**WORK TO COMPLETE:** Leave the pictures out, and retype all of the material exactly as written.

**DATA RECORDS:**
— start —
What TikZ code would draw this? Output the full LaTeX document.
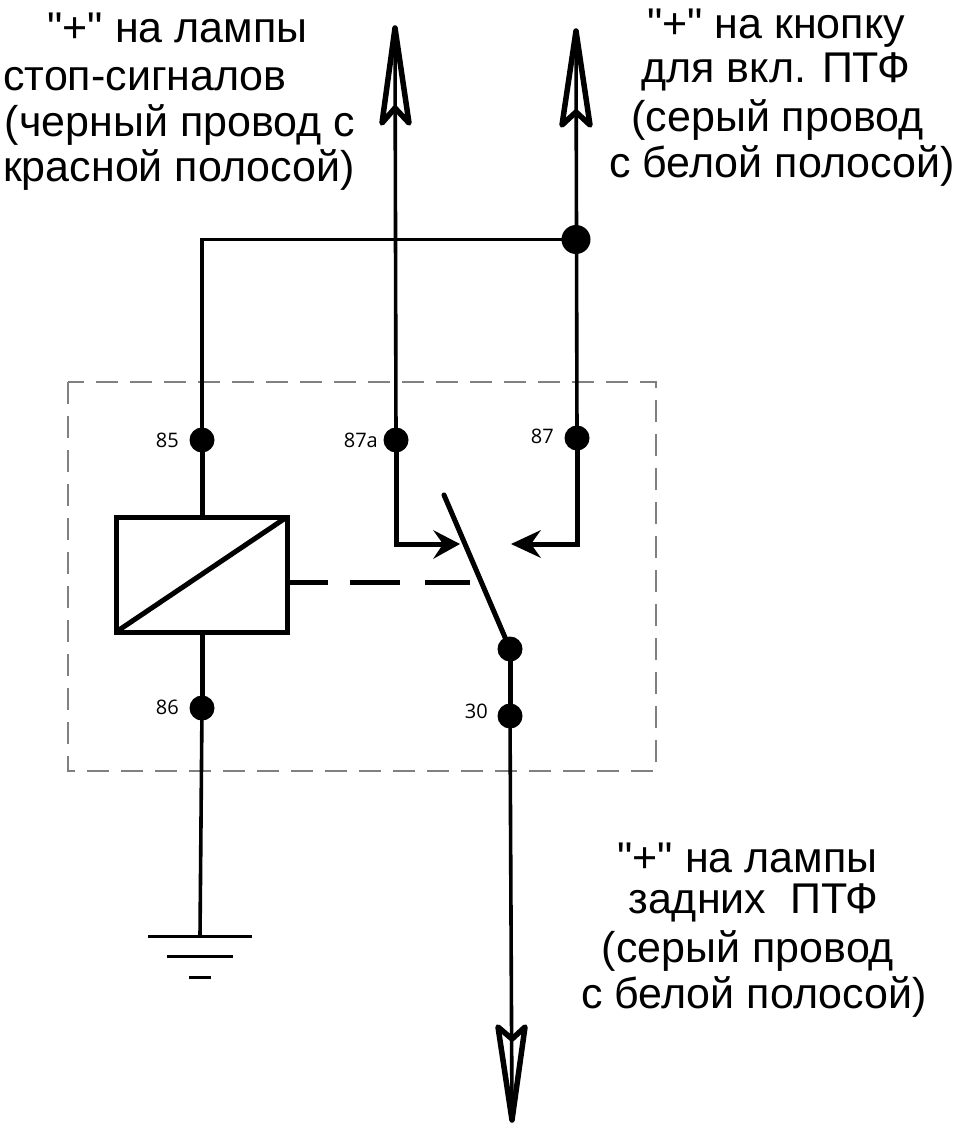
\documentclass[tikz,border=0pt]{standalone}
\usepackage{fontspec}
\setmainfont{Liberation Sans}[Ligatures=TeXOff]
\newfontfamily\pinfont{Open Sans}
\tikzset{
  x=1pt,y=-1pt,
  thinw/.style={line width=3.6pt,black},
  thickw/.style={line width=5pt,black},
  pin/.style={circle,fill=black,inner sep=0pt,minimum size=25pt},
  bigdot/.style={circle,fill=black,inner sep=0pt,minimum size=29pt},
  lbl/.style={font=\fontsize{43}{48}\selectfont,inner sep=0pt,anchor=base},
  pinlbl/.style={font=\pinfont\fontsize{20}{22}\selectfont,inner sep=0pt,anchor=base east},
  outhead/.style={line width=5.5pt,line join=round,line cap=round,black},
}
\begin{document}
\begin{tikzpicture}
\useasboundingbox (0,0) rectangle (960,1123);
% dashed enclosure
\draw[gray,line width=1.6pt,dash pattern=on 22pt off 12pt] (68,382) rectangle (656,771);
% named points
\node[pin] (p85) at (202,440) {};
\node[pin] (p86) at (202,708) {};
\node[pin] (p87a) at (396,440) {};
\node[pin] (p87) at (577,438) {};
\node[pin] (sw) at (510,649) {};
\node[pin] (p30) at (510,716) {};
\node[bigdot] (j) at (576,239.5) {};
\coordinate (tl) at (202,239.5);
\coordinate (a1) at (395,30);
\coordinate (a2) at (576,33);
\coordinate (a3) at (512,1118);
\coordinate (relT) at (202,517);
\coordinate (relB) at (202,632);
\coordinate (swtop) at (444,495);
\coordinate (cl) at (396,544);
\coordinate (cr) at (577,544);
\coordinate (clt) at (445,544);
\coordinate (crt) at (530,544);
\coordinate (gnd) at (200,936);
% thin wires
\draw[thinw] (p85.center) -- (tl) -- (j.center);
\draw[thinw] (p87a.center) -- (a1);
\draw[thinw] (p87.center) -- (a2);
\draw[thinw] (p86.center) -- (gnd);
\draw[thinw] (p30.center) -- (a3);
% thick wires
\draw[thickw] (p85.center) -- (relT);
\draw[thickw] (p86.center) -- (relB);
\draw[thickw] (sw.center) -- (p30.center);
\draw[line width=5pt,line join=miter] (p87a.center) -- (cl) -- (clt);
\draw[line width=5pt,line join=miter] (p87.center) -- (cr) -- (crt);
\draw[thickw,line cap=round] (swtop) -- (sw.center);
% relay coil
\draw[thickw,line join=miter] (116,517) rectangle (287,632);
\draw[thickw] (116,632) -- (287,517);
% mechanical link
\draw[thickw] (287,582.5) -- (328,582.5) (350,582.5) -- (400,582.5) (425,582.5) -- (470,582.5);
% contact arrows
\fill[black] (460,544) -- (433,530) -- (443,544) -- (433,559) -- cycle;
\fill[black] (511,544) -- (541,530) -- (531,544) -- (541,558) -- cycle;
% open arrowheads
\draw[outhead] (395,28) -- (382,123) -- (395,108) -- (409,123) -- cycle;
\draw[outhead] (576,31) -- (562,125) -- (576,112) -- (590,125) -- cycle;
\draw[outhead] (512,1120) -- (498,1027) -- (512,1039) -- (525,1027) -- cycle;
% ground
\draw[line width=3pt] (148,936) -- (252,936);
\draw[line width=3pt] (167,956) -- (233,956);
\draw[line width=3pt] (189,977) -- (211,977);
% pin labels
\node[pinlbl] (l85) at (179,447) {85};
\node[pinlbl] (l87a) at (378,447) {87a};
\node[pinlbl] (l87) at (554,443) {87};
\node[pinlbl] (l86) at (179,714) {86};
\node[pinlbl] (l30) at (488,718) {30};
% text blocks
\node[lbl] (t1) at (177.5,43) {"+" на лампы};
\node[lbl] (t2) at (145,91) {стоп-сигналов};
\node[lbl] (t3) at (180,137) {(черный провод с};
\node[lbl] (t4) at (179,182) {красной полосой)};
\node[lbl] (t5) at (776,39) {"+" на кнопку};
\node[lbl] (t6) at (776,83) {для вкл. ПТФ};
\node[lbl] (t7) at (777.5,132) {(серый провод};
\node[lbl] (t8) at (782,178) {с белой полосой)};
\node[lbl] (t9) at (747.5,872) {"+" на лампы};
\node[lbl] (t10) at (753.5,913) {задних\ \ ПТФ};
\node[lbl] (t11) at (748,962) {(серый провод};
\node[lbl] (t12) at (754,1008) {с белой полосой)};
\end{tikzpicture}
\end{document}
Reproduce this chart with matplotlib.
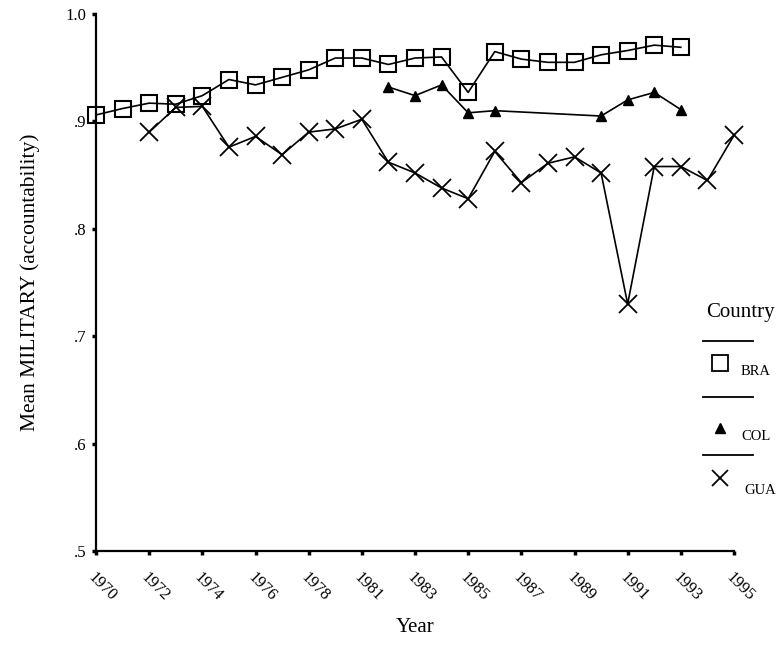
— end —
**FINISHED TASK:**
What TikZ code would draw this? Output the full LaTeX document.
\documentclass[tikz,border=0pt]{standalone}
\usepackage{fontspec}
\setmainfont{Liberation Sans}[Ligatures=TeXOff]
\newfontfamily\pinfont{Open Sans}
\tikzset{
  x=1pt,y=-1pt,
  thinw/.style={line width=3.6pt,black},
  thickw/.style={line width=5pt,black},
  pin/.style={circle,fill=black,inner sep=0pt,minimum size=25pt},
  bigdot/.style={circle,fill=black,inner sep=0pt,minimum size=29pt},
  lbl/.style={font=\fontsize{43}{48}\selectfont,inner sep=0pt,anchor=base},
  pinlbl/.style={font=\pinfont\fontsize{20}{22}\selectfont,inner sep=0pt,anchor=base east},
  outhead/.style={line width=5.5pt,line join=round,line cap=round,black},
}
\begin{document}
\begin{tikzpicture}
\useasboundingbox (0,0) rectangle (960,1123);
% dashed enclosure
\draw[gray,line width=1.6pt,dash pattern=on 22pt off 12pt] (68,382) rectangle (656,771);
% named points
\node[pin] (p85) at (202,440) {};
\node[pin] (p86) at (202,708) {};
\node[pin] (p87a) at (396,440) {};
\node[pin] (p87) at (577,438) {};
\node[pin] (sw) at (510,649) {};
\node[pin] (p30) at (510,716) {};
\node[bigdot] (j) at (576,239.5) {};
\coordinate (tl) at (202,239.5);
\coordinate (a1) at (395,30);
\coordinate (a2) at (576,33);
\coordinate (a3) at (512,1118);
\coordinate (relT) at (202,517);
\coordinate (relB) at (202,632);
\coordinate (swtop) at (444,495);
\coordinate (cl) at (396,544);
\coordinate (cr) at (577,544);
\coordinate (clt) at (445,544);
\coordinate (crt) at (530,544);
\coordinate (gnd) at (200,936);
% thin wires
\draw[thinw] (p85.center) -- (tl) -- (j.center);
\draw[thinw] (p87a.center) -- (a1);
\draw[thinw] (p87.center) -- (a2);
\draw[thinw] (p86.center) -- (gnd);
\draw[thinw] (p30.center) -- (a3);
% thick wires
\draw[thickw] (p85.center) -- (relT);
\draw[thickw] (p86.center) -- (relB);
\draw[thickw] (sw.center) -- (p30.center);
\draw[line width=5pt,line join=miter] (p87a.center) -- (cl) -- (clt);
\draw[line width=5pt,line join=miter] (p87.center) -- (cr) -- (crt);
\draw[thickw,line cap=round] (swtop) -- (sw.center);
% relay coil
\draw[thickw,line join=miter] (116,517) rectangle (287,632);
\draw[thickw] (116,632) -- (287,517);
% mechanical link
\draw[thickw] (287,582.5) -- (328,582.5) (350,582.5) -- (400,582.5) (425,582.5) -- (470,582.5);
% contact arrows
\fill[black] (460,544) -- (433,530) -- (443,544) -- (433,559) -- cycle;
\fill[black] (511,544) -- (541,530) -- (531,544) -- (541,558) -- cycle;
% open arrowheads
\draw[outhead] (395,28) -- (382,123) -- (395,108) -- (409,123) -- cycle;
\draw[outhead] (576,31) -- (562,125) -- (576,112) -- (590,125) -- cycle;
\draw[outhead] (512,1120) -- (498,1027) -- (512,1039) -- (525,1027) -- cycle;
% ground
\draw[line width=3pt] (148,936) -- (252,936);
\draw[line width=3pt] (167,956) -- (233,956);
\draw[line width=3pt] (189,977) -- (211,977);
% pin labels
\node[pinlbl] (l85) at (179,447) {85};
\node[pinlbl] (l87a) at (378,447) {87a};
\node[pinlbl] (l87) at (554,443) {87};
\node[pinlbl] (l86) at (179,714) {86};
\node[pinlbl] (l30) at (488,718) {30};
% text blocks
\node[lbl] (t1) at (177.5,43) {"+" на лампы};
\node[lbl] (t2) at (145,91) {стоп-сигналов};
\node[lbl] (t3) at (180,137) {(черный провод с};
\node[lbl] (t4) at (179,182) {красной полосой)};
\node[lbl] (t5) at (776,39) {"+" на кнопку};
\node[lbl] (t6) at (776,83) {для вкл. ПТФ};
\node[lbl] (t7) at (777.5,132) {(серый провод};
\node[lbl] (t8) at (782,178) {с белой полосой)};
\node[lbl] (t9) at (747.5,872) {"+" на лампы};
\node[lbl] (t10) at (753.5,913) {задних\ \ ПТФ};
\node[lbl] (t11) at (748,962) {(серый провод};
\node[lbl] (t12) at (754,1008) {с белой полосой)};
\end{tikzpicture}
\end{document}
Reproduce this chart with matplotlib.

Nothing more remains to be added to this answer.